С помощью братьев Плакидиных я тогда сумел снять их путик, пользуясь буссольной и глазомерной съемкой. Ходили мы с ними по кругам путика, и они учили меня ставить ловушки (петли) на рябчика и глухаря, узнавать, куда, на какое дерево сел вспугнутый рябчик, разыскивать его в сучьях. Ружья у них были центрального боя, курковые, 32 калибра; была и старинная кремневая медвежатница примерно калибра десятого (с винтовыми нарезами). Вообще-то, промысло-
вая охота на путике тогда была брошена охотниками, так как скупщиков дичи не стало. Плакидины хотели в последний раз использовать путик, чтобы добычу самим отвезти в Архангельск. Знакомство это было, конечно, очень интересным. Ведь удалось познать наследие старины!
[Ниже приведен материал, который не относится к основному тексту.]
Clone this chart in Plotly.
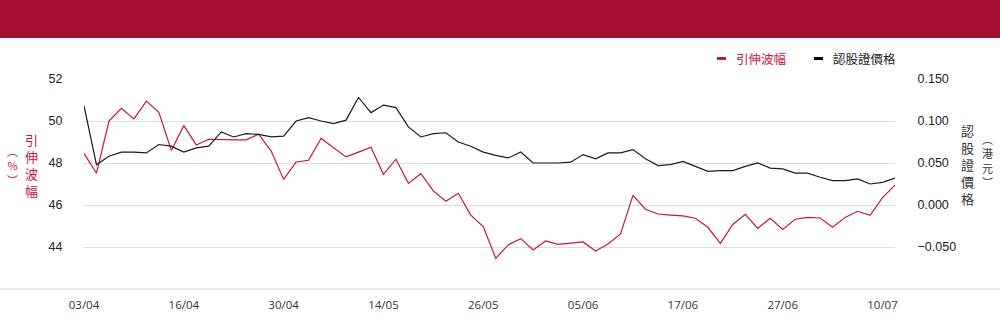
import plotly.graph_objects as go

dates = ["03/04","07/04","08/04","09/04","10/04","11/04","14/04","15/04","16/04","17/04",
         "22/04","23/04","24/04","25/04","28/04","29/04","30/04","02/05","06/05","07/05",
         "08/05","09/05","12/05","13/05","14/05","15/05","16/05","19/05","20/05","21/05",
         "22/05","23/05","26/05","27/05","28/05","29/05","30/05","02/06","03/06","04/06",
         "05/06","06/06","09/06","10/06","11/06","12/06","13/06","16/06","17/06","18/06",
         "19/06","20/06","23/06","24/06","25/06","26/06","27/06","30/06","02/07","03/07",
         "04/07","07/07","08/07","09/07","10/07","11/07"]

volatility = [48.46,47.51,50.00,50.60,50.10,50.95,50.41,48.60,49.78,48.86,
              49.13,49.10,49.10,49.10,49.37,48.57,47.22,48.05,48.13,49.17,
              48.73,48.29,48.52,48.75,47.46,48.18,47.03,47.49,46.67,46.18,
              46.56,45.52,44.97,43.46,44.10,44.40,43.86,44.29,44.13,44.17,
              44.24,43.81,44.14,44.62,46.46,45.80,45.57,45.52,45.48,45.37,
              44.94,44.17,45.07,45.56,44.89,45.37,44.84,45.32,45.41,45.38,
              44.94,45.41,45.70,45.51,46.35,46.95]

warrant_price = [0.118,0.048,0.058,0.063,0.063,0.062,0.072,0.070,0.063,0.068,
                 0.070,0.087,0.081,0.085,0.084,0.081,0.082,0.100,0.104,0.100,
                 0.097,0.101,0.128,0.110,0.119,0.116,0.093,0.081,0.085,0.086,
                 0.075,0.070,0.063,0.059,0.056,0.063,0.050,0.050,0.050,0.051,
                 0.060,0.055,0.062,0.062,0.066,0.055,0.047,0.048,0.052,0.046,
                 0.040,0.041,0.041,0.046,0.050,0.044,0.043,0.038,0.038,0.033,
                 0.029,0.029,0.031,0.025,0.027,0.032]

left_ticks = [44, 46, 48, 50, 52]
right_ticks = [-0.05, 0.0, 0.05, 0.10, 0.15]
x_tick_labels = dates[::8]

series_names = ["引伸波幅", "認股證價格"]
left_title = "引伸波幅"
left_unit = ["︵", "%", "︶"]
right_title = "認股證價格"
right_unit = ["︵", "港", "元", "︶"]

RED = "#C2173F"
BLACK = "#1b1b1b"
HEADER = "#A30F33"
W, H = 1000, 324
L, R, T, B = 84, 895, 79, 289


def px(X):
    return (X - L) / (R - L)


def py(Y):
    return (B - Y) / (B - T)


fig = go.Figure()
fig.add_trace(go.Scatter(x=dates, y=warrant_price, name=series_names[1], mode="lines",
                         line=dict(color=BLACK, width=1.2), yaxis="y2", showlegend=False))
fig.add_trace(go.Scatter(x=dates, y=volatility, name=series_names[0], mode="lines",
                         line=dict(color=RED, width=1.2), yaxis="y", showlegend=False))

shapes = [
    dict(type="rect", xref="paper", yref="paper", x0=px(0), x1=px(W), y0=py(38), y1=py(0),
         fillcolor=HEADER, line=dict(width=0), layer="below"),
    dict(type="line", xref="paper", yref="paper", x0=px(0), x1=px(W), y0=py(289), y1=py(289),
         line=dict(color="#cccccc", width=1)),
    dict(type="rect", xref="paper", yref="paper", x0=px(717), x1=px(726), y0=py(60), y1=py(57),
         fillcolor=RED, line=dict(width=0)),
    dict(type="rect", xref="paper", yref="paper", x0=px(814), x1=px(823), y0=py(60), y1=py(57),
         fillcolor="#000000", line=dict(width=0)),
]

cjk = "Noto Sans CJK TC"


def ann(text, X, Y, size, color, xanchor="center"):
    return dict(text=text, x=px(X), y=py(Y), xref="paper", yref="paper",
                xanchor=xanchor, yanchor="middle", showarrow=False,
                font=dict(family=cjk, size=size, color=color))


annotations = [
    ann(series_names[0], 734, 58.5, 12.5, RED, "left"),
    ann(series_names[1], 831, 58.5, 12.5, "#222222", "left"),
    ann("<br>".join(left_title), 31, 165, 13, RED),
    ann("<br>".join(left_unit), 12, 165, 11, RED),
    ann("<br>".join(right_title), 968, 164, 13, "#333333"),
    ann("<br>".join(right_unit), 987, 160, 11, "#333333"),
]

fig.update_layout(
    width=W, height=H,
    margin=dict(l=L, r=W - R, t=T, b=H - B, pad=0),
    paper_bgcolor="white", plot_bgcolor="white",
    showlegend=False,
    shapes=shapes, annotations=annotations,
    xaxis=dict(type="category", range=[0, len(dates) - 1], showgrid=False, zeroline=False,
               showline=False, tickmode="array", tickvals=x_tick_labels, ticktext=x_tick_labels,
               ticks="outside", ticklen=5, tickcolor="rgba(0,0,0,0)",
               tickfont=dict(family="Open Sans", size=11.5, color="#333333")),
    yaxis=dict(range=[42, 52], tickmode="array", tickvals=left_ticks,
               showgrid=True, gridcolor="#dedede", gridwidth=1, zeroline=False, showline=False,
               ticks="outside", ticklen=18, tickcolor="rgba(0,0,0,0)",
               tickfont=dict(family="Liberation Sans", size=12.5, color="#222222")),
    yaxis2=dict(range=[-0.1, 0.15], overlaying="y", side="right", tickmode="array",
                tickvals=right_ticks, tickformat=".3f", showgrid=False, zeroline=False,
                showline=False, ticks="outside", ticklen=19, tickcolor="rgba(0,0,0,0)",
                tickfont=dict(family="Liberation Sans", size=12.5, color="#222222")),
)

fig.write_html("out.html", config={"displayModeBar": False},
               post_script="document.body.style.margin='0';document.body.style.padding='0';")
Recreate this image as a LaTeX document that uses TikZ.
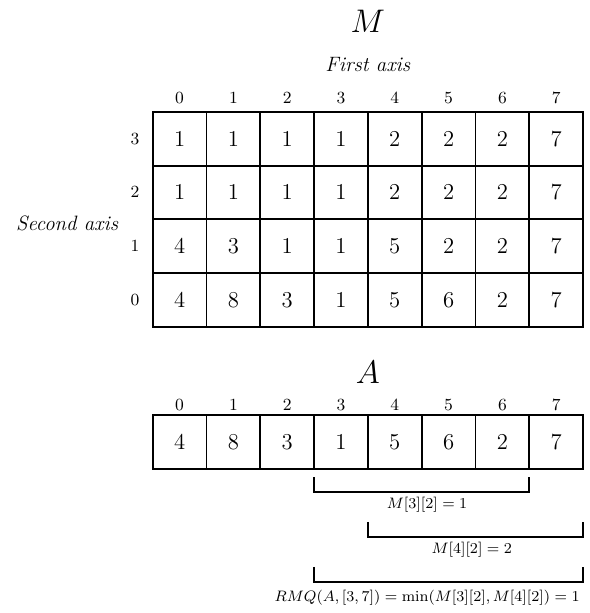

Другое знакомство сверхинтересное было с доезжачим Тульской общественной волкогонной стаи гончих Петром Яковлевичем Кулешовым. Побывал я с ним на охоте, пожил в его домике на хуторе Тульской стаи и питомника. Это был рослый, стройный старик, подвижный и ловкий. От него я много сведений получил о Першинской охоте, где до революции он был борзятником. Кулешов был великим мастером своего дела. Для него не представляло особой трудности принять любого волка от борзых или пусть не взятого, но хоть задержанного гончими.. На службе в Тульском обществе охотников кроме охот со стаей он организовывал и облавы на волков с флажками. Был у него такой случай: приваженные волки приему-то переместились, и обложить их не удавалось до самого вечера. Но в сумерках он сумел подойти к лежащим волкам вплотную и одного взял, что называется, голыми руками, взял, навалившись на прибылого. Крикнул охотникам, ходившим с ним на окладывание. А когда к нему подошли, волк был уже заколот кинжалом доезжачего.
А то, вот встреча, хоть и не на охоте, но такая, где охотничьи качества человека проявились со всей силой. Я имею в виду Василия Владимировича Красова, доезжачего гончих Центрального Совета военно-охотничьего общества, того Красова, который до 1917 года служил в комплектных охотах Мамонтова и Сумароковой то борзятником, то доезжачим. Когда в 1939 году московские любители борзых задумали проверить своих собак на волке, по совету Мамонтова приемщиком был приглашен Красов. В хозяйстве ЦС ВОО были в клетке матерые волк и волчица. Борзых, сроду не видавших волка, конечно, нельзя было пускать по мощному и страшно злобному самцу; волчица, как-никак матерая, тоже была мало пригодна, но подкупало ее очень робкое отношение к людям, да и была она куда слабее материка. Поэтому решено было испытывать борзых по ней. Красов вошел в клетку, ни¬чуть не смущаясь присутствием злобного самца, и стал пытаться взять волчицу. Но волк не позволял тронуть ее и вот-вот бросился бы на Красова.
«Всеволод Саввич! — обратился к Мамонтову Красов.— Он ее ни за что не даст. Разрешите, лучше я его возьму». «Бери, если сумеешь»,— был ответ. И Красов взял матерого, попросив только меня и Веру Константиновну Амелунг придержать самца жердью в углу клетки. Так и сделали. Красов мигом навалился на волка, лег на него, схватив за уши. Попросил подать ему струнку. Пришлось войти в клетку, подать струнку и ременную свору, ну и помочь связать ноги.
Не на охоте, но было знакомство со старыми псовыми охотниками Мамонтовым, Челищевым и Сумароковой. Много дало мне это знакомство, дало знание борзых, их экстерьера, их работы.
— Прощаясь, хочу поблагодарить вас. Василий Иванович, за беседу, пожелать хорошего самочувствия и новых удачных охот.